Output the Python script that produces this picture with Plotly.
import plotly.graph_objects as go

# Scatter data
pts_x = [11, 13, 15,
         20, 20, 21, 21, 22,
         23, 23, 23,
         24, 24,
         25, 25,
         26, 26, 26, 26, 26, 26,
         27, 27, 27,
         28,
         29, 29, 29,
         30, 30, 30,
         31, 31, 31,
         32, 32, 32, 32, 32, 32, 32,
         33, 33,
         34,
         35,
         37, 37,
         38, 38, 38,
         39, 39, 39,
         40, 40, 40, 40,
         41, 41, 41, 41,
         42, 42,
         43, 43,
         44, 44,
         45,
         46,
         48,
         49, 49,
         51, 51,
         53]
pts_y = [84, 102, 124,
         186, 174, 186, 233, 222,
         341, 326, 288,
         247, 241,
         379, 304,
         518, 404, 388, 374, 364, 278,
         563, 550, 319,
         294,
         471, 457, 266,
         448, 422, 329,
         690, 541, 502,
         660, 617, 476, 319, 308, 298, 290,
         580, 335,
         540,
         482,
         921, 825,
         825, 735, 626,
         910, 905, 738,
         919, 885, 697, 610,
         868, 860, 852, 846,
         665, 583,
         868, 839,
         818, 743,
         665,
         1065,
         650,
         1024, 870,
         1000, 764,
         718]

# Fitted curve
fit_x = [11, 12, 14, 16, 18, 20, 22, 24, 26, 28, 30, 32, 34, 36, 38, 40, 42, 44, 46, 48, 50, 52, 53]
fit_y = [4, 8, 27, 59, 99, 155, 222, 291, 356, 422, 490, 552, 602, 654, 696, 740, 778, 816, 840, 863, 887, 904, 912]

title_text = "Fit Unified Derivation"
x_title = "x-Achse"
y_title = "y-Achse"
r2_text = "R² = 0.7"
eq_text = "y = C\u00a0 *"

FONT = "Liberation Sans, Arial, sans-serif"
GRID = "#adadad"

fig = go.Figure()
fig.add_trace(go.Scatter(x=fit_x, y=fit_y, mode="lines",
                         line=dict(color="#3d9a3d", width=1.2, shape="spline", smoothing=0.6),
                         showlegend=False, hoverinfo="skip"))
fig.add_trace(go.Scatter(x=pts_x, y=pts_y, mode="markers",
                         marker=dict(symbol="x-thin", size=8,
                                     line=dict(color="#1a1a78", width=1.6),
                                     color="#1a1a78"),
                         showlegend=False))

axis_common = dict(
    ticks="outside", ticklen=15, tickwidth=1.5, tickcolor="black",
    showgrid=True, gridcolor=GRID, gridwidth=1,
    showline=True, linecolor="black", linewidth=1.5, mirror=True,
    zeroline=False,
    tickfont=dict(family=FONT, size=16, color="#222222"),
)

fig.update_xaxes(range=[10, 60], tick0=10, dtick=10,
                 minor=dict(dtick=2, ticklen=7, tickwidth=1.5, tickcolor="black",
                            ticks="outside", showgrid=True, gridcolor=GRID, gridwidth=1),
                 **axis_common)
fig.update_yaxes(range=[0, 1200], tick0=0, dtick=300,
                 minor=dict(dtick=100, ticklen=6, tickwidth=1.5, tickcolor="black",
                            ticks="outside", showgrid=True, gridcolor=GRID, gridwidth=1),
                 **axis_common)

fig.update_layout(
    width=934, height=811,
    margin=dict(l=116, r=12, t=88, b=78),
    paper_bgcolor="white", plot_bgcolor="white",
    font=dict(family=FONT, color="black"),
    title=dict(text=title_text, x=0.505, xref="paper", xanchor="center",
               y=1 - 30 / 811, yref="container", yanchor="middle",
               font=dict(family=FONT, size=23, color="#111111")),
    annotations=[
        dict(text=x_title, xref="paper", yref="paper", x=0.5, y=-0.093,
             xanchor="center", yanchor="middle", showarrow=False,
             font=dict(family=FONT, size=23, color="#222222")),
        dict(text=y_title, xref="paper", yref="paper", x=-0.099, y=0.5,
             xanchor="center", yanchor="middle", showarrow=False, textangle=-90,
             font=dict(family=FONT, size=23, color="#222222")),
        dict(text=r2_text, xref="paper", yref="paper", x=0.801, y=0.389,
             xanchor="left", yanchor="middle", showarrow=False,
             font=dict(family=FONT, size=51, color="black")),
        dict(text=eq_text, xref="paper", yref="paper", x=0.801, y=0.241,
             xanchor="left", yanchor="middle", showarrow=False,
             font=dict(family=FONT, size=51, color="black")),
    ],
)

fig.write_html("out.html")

____

Directive: All of the data needs to be reproduced exactly, with no line missing.

Correct result:
Output the Python script that produces this picture with Plotly.
import plotly.graph_objects as go

# Scatter data
pts_x = [11, 13, 15,
         20, 20, 21, 21, 22,
         23, 23, 23,
         24, 24,
         25, 25,
         26, 26, 26, 26, 26, 26,
         27, 27, 27,
         28,
         29, 29, 29,
         30, 30, 30,
         31, 31, 31,
         32, 32, 32, 32, 32, 32, 32,
         33, 33,
         34,
         35,
         37, 37,
         38, 38, 38,
         39, 39, 39,
         40, 40, 40, 40,
         41, 41, 41, 41,
         42, 42,
         43, 43,
         44, 44,
         45,
         46,
         48,
         49, 49,
         51, 51,
         53]
pts_y = [84, 102, 124,
         186, 174, 186, 233, 222,
         341, 326, 288,
         247, 241,
         379, 304,
         518, 404, 388, 374, 364, 278,
         563, 550, 319,
         294,
         471, 457, 266,
         448, 422, 329,
         690, 541, 502,
         660, 617, 476, 319, 308, 298, 290,
         580, 335,
         540,
         482,
         921, 825,
         825, 735, 626,
         910, 905, 738,
         919, 885, 697, 610,
         868, 860, 852, 846,
         665, 583,
         868, 839,
         818, 743,
         665,
         1065,
         650,
         1024, 870,
         1000, 764,
         718]

# Fitted curve
fit_x = [11, 12, 14, 16, 18, 20, 22, 24, 26, 28, 30, 32, 34, 36, 38, 40, 42, 44, 46, 48, 50, 52, 53]
fit_y = [4, 8, 27, 59, 99, 155, 222, 291, 356, 422, 490, 552, 602, 654, 696, 740, 778, 816, 840, 863, 887, 904, 912]

title_text = "Fit Unified Derivation"
x_title = "x-Achse"
y_title = "y-Achse"
r2_text = "R² = 0.7"
eq_text = "y = C\u00a0 *"

FONT = "Liberation Sans, Arial, sans-serif"
GRID = "#adadad"

fig = go.Figure()
fig.add_trace(go.Scatter(x=fit_x, y=fit_y, mode="lines",
                         line=dict(color="#3d9a3d", width=1.2, shape="spline", smoothing=0.6),
                         showlegend=False, hoverinfo="skip"))
fig.add_trace(go.Scatter(x=pts_x, y=pts_y, mode="markers",
                         marker=dict(symbol="x-thin", size=8,
                                     line=dict(color="#1a1a78", width=1.6),
                                     color="#1a1a78"),
                         showlegend=False))

axis_common = dict(
    ticks="outside", ticklen=15, tickwidth=1.5, tickcolor="black",
    showgrid=True, gridcolor=GRID, gridwidth=1,
    showline=True, linecolor="black", linewidth=1.5, mirror=True,
    zeroline=False,
    tickfont=dict(family=FONT, size=16, color="#222222"),
)

fig.update_xaxes(range=[10, 60], tick0=10, dtick=10,
                 minor=dict(dtick=2, ticklen=7, tickwidth=1.5, tickcolor="black",
                            ticks="outside", showgrid=True, gridcolor=GRID, gridwidth=1),
                 **axis_common)
fig.update_yaxes(range=[0, 1200], tick0=0, dtick=300,
                 minor=dict(dtick=100, ticklen=6, tickwidth=1.5, tickcolor="black",
                            ticks="outside", showgrid=True, gridcolor=GRID, gridwidth=1),
                 **axis_common)

fig.update_layout(
    width=934, height=811,
    margin=dict(l=116, r=12, t=88, b=78),
    paper_bgcolor="white", plot_bgcolor="white",
    font=dict(family=FONT, color="black"),
    title=dict(text=title_text, x=0.505, xref="paper", xanchor="center",
               y=1 - 30 / 811, yref="container", yanchor="middle",
               font=dict(family=FONT, size=23, color="#111111")),
    annotations=[
        dict(text=x_title, xref="paper", yref="paper", x=0.5, y=-0.093,
             xanchor="center", yanchor="middle", showarrow=False,
             font=dict(family=FONT, size=23, color="#222222")),
        dict(text=y_title, xref="paper", yref="paper", x=-0.099, y=0.5,
             xanchor="center", yanchor="middle", showarrow=False, textangle=-90,
             font=dict(family=FONT, size=23, color="#222222")),
        dict(text=r2_text, xref="paper", yref="paper", x=0.801, y=0.389,
             xanchor="left", yanchor="middle", showarrow=False,
             font=dict(family=FONT, size=51, color="black")),
        dict(text=eq_text, xref="paper", yref="paper", x=0.801, y=0.241,
             xanchor="left", yanchor="middle", showarrow=False,
             font=dict(family=FONT, size=51, color="black")),
    ],
)

fig.write_html("out.html")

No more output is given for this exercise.